Rick Sherman wrote about the three common mistakes beginners make when architecting their DW/BI platform. Though he doesn’t state it explicitly, these mistakes are made by data architects that are used to designing transactional systems and not reporting systems. My experience echos his. It can take time, and lots of conversations, to help developers shift to a different paradigm.
These are the three mistakes along with my perspective on each.
1. Letting enterprise applications inspire the architecture.
The applications used for running the business are meant on capturing the data on the business. Not running reports. Most applications think of reporting on the data after the fact. The mindset is if we can get it in then we can get it out. Problem is that it’s not an effective reporting layer. Usability, efficiency and maintainability as a reporting environment suffers. Also, massive reporting can wreck havoc on an OLTP systems as it locks up records and keeps tables hostage until the query is complete.

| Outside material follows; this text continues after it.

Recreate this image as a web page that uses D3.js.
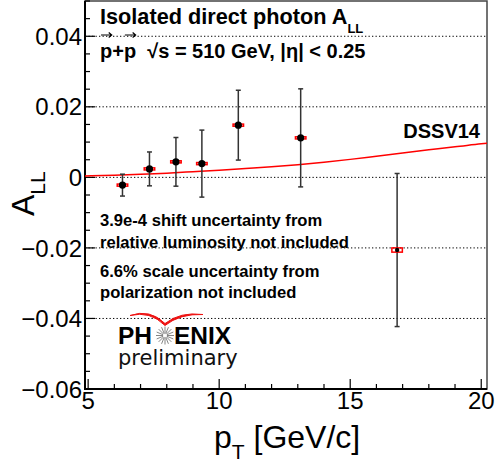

BI vendors help foster some of this attitude with their sales force. During the sales process, one of their tactics is to take your existing data, pump it through their tool and show reports within a few days (with 24 hours being the goal). They usually leave the source schemas as is and make the necessary transformations within the BI tool instead.
It’s a powerful sales technique because the decision makers see their data in a way they never had before and it all looks soooo easy. This is done with a small subset of data in a very controlled environment. These demos do give the impression that you can use your existing data schemas as-is. However, you don’t want to turn your BI tool into your ETL tool.
2. Engaging in DW schema wars.
Those that live and breath 3NF are taught that denormalizing data is bad practice. It’s unheard of! Heck, many have at least tried to get their models into either 4NF (even 5NF?) at some point in their career. I have.
Explaining why normalizing the reporting layer is bad can be a challenge. I can’t tell you how many conversations I’ve had with data architects to get them on board with denormalizing the data for a data mart. There have been times were I had convinced someone only to have them come back later to pick up the argument.
People tend to take a stand on what they know because they don’t know what they don’t know. It boils down to using the right tool, or model, for the job. On the way to getting the data from the source systems to the BI tool, the data is going to have several landing spots along the way. Most stages will require entity-relationship modelling while the destination used for reporting will require dimensional modelling (denormalizing the data).
3. Snubbing summary tables.
Here I don’t disagree with Rick. However, I do believe it is a good idea to keep the grain of the data as low as possible without sacrificing performance and integrity. It really depends on the data, how it will be used and what the requirements are.
But there is nothing wrong with summary tables. All reporting at the BI layer is aggregating on some level. It’s good practice to make that happen in the ETL process instead of on the fly if the details aren’t needed for drill throughs. Better to have the aggregation done once instead of every time the report is run.
The best way to avoid these mistakes is to make sure you understand that there are different data models and architectures to support a fast, scalable and reliable DW/DM/BI environment than an OLTP one.